Apologies for the length – thought I’d give you the full multi-faceted situation

A retired professional acoustician once said to me, that more important for best sound, than the floor material or the equipment racks used, is having good feet between the racks and the floor.

If he had more time, and I knew at the time what I would end up with, I would have asked him:
1. what are the desirable attributes? decoupling? or I would think it depends on the combination of rack and floor (eg sprung timber v concrete slab)
2. what reasonable cost interfaces/ feet materials provide those desirable attributes?

After many years planning saving & conception, a room with some space is available. The floor is vinyl over concrete slab.

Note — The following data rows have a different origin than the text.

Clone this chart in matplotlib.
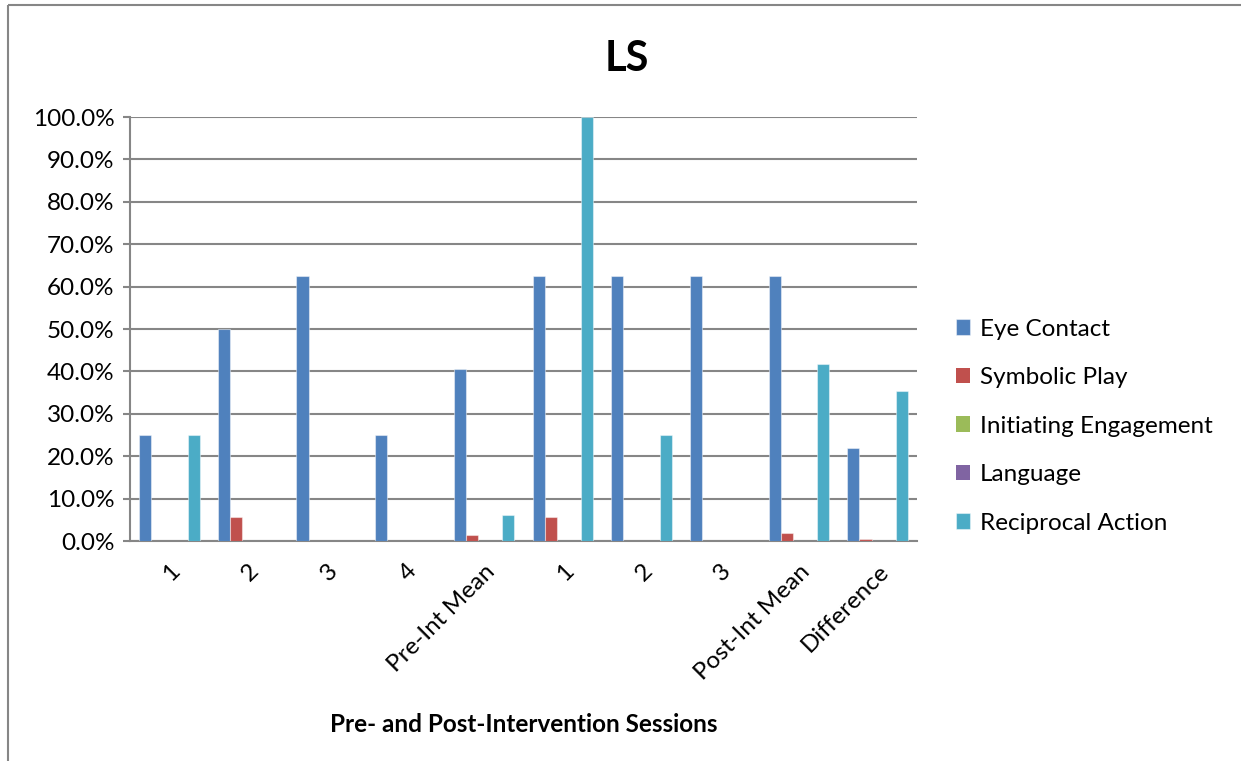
import matplotlib.pyplot as plt
import numpy as np
from matplotlib.lines import Line2D
from matplotlib.ticker import FuncFormatter

sessions = ["1", "2", "3", "4", "Pre-Int Mean", "1", "2", "3", "Post-Int Mean", "Difference"]
series_names = ["Eye Contact", "Symbolic Play", "Initiating Engagement", "Language", "Reciprocal Action"]
eye_contact = [25.0, 50.0, 62.5, 25.0, 40.6, 62.5, 62.5, 62.5, 62.5, 21.9]
symbolic_play = [0.0, 5.6, 0.0, 0.0, 1.4, 5.6, 0.0, 0.0, 1.9, 0.5]
initiating = [0.0, 0.0, 0.0, 0.0, 0.0, 0.0, 0.0, 0.0, 0.0, 0.0]
language = [0.0, 0.0, 0.0, 0.0, 0.0, 0.0, 0.0, 0.0, 0.0, 0.0]
reciprocal = [25.0, 0.0, 0.0, 0.0, 6.25, 100.0, 25.0, 0.0, 41.7, 35.4]
colors = ["#4F81BD", "#C0504D", "#9BBB59", "#8064A2", "#4BACC6"]

plt.rcParams['font.family'] = ['Lato', 'DejaVu Sans']
grid_gray = "#868686"

fig = plt.figure(figsize=(12.41, 7.61), dpi=100)
ax = fig.add_axes([130 / 1241, 220 / 761, 787 / 1241, 424 / 761])

x = np.arange(len(sessions))
w = 1 / 6.5
all_series = [eye_contact, symbolic_play, initiating, language, reciprocal]
handles = []
for i, (name, vals, c) in enumerate(zip(series_names, all_series, colors)):
    b = ax.bar(x + (i - 2) * w, vals, width=w, color=c, label=name,
               edgecolor=(1, 1, 1, 0.45), linewidth=0.8, zorder=3)
    for rect, v in zip(b, vals):
        if v == 0:
            rect.set_linewidth(0)
    handles.append(b)

ax.set_xlim(-0.5, len(sessions) - 0.5)
ax.set_ylim(0, 100)
ax.set_yticks(np.arange(0, 101, 10))
ax.yaxis.set_major_formatter(FuncFormatter(lambda v, p: f"{v:.1f}%"))
ax.yaxis.grid(True, color=grid_gray, linewidth=1.5, zorder=0)
ax.set_axisbelow(True)

for s in ["top", "right"]:
    ax.spines[s].set_visible(False)
for s in ["left", "bottom"]:
    ax.spines[s].set_color(grid_gray)
    ax.spines[s].set_linewidth(1.5)

ax.tick_params(axis="y", direction="out", length=5, width=1.5, color=grid_gray,
               labelsize=17.5, pad=6)
ax.set_xticks(x)
ax.set_xticklabels(sessions, rotation=45, ha="right", va="top",
                   rotation_mode="anchor", fontsize=17.5)
ax.tick_params(axis="x", length=0, pad=14)

ax.set_xlabel("Pre- and Post-Intervention Sessions", fontsize=17.5, fontweight="bold",
              labelpad=0)
ax.xaxis.set_label_coords(0.5, -0.405)

fig.text(0.505, 0.922, "LS", ha="center", va="center", fontsize=30, fontweight="bold")

leg = fig.legend(handles=handles, loc="upper left", bbox_to_anchor=(946 / 1241, 1 - 309 / 761),
                 frameon=False, fontsize=17.5, handlelength=0.6, handleheight=0.6,
                 handletextpad=0.4, labelspacing=1.13, borderaxespad=0)

# chart frame: left and top edges
fig.add_artist(Line2D([8 / 1241, 8 / 1241], [0, 1 - 5 / 761], transform=fig.transFigure,
                      color=grid_gray, linewidth=1.5, solid_capstyle="butt"))
fig.add_artist(Line2D([8 / 1241, 1], [1 - 5 / 761, 1 - 5 / 761], transform=fig.transFigure,
                      color=grid_gray, linewidth=1.5, solid_capstyle="butt"))

fig.savefig("out.png", dpi=100)
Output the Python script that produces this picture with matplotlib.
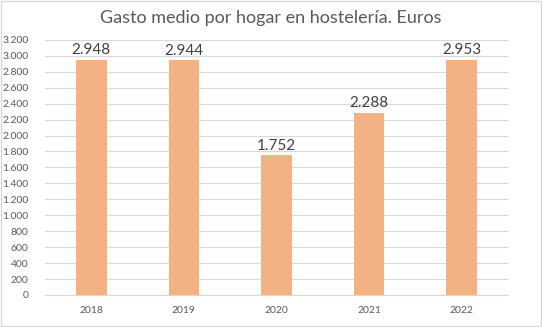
import matplotlib
matplotlib.use("Agg")
import matplotlib.pyplot as plt
from matplotlib.patches import Rectangle

plt.rcParams['font.family'] = ['Lato', 'DejaVu Sans']

# datos
years = ['2018', '2019', '2020', '2021', '2022']
gasto = [2948, 2944, 1752, 2288, 2953]
yticks = list(range(0, 3201, 200))


def fmt_es(v):
    # separador de miles con punto
    return f'{v:,}'.replace(',', '.')


fig = plt.figure(figsize=(5.42, 3.27), dpi=100)
ax = fig.add_axes([0.083, 0.098, 0.854, 0.78])

x = range(len(years))
bars = ax.bar(x, gasto, width=0.33, color='#F4B183', zorder=3)

for b, v in zip(bars, gasto):
    ax.annotate(fmt_es(v), (b.get_x() + b.get_width() / 2, v),
                xytext=(0, 2), textcoords='offset points',
                ha='center', va='bottom', fontsize=11, color='#404040')

ax.set_ylim(0, 3200)
ax.set_xlim(-0.5, len(years) - 0.5)
ax.set_yticks(yticks)
ax.set_yticklabels([fmt_es(t) for t in yticks])
ax.set_xticks(list(x))
ax.set_xticklabels(years)
ax.tick_params(axis='both', length=0, labelsize=7.5, colors='#595959')
ax.tick_params(axis='x', pad=8)
ax.tick_params(axis='y', pad=12)
ax.grid(axis='y', color='#D9D9D9', linewidth=0.8, zorder=0)
for s in ['top', 'right', 'left']:
    ax.spines[s].set_visible(False)
ax.spines['bottom'].set_color('#D9D9D9')

fig.text(0.5, 0.945, 'Gasto medio por hogar en hostelería. Euros',
         ha='center', va='center', fontsize=13, color='#595959')

# marco exterior
fig.patches.append(Rectangle((0.002, 0.003), 0.996, 0.994, transform=fig.transFigure,
                             fill=False, edgecolor='#D9D9D9', linewidth=1))

fig.savefig('out.png', dpi=100)
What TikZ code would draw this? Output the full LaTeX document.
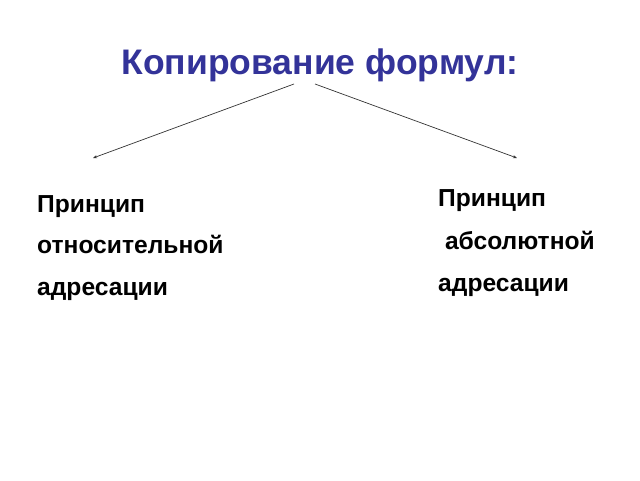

Three types of racks are needed, for: amps, general sources and the turntable.

Being increasingly stiff of limb, the general sources (CD, tuner & tape) on timber shelves will ideally be around eye level – minimum 1.2 –1.5 m (4-5 feet) off the floor. To achieve this in an old timber cabinet I have (WAF), could be either on long solid timber legs or wall mounted.

For amps, I am right now assembling two pairs of low cost equipment racks – utilitarian steel frames, 12 mm (1/ 2 inch) MDF shelves, with thin plastic feet; to allow easy amp swapping (tube/ small class A/ refined class AB).

Did I say I am obsessed? ;)
I assure you I will swap music much more than swap the gear!

Of all components, the turntable is the most sensitive, particularly as I was once tempted by a cheap Linn . . With a vinyl collection full of chestnuts and a reasonable Linn (Ittok, IIRC Lingo PS, Sumiko Blue Point Special) & a Hagerman phono stage ~ it’s time to dust off the analog.

Wanting to rotate platters *easily, I will *only do this ergonomically, ie with the Linn on a (dedicated) shelf 1.2 m 4 feet off the floor.
At that height, the shelf will most likely be mounted off the timber stud wall.
How should the Linn shelf best be coupled/ decoupled?

My non-professional opinion is that regardless of mounting to a concrete floor or a timber wall – as far as practicable, decouple.

Any acoustics experts –
Is that best practise?
Either way, how to get a good interface from everyday materials?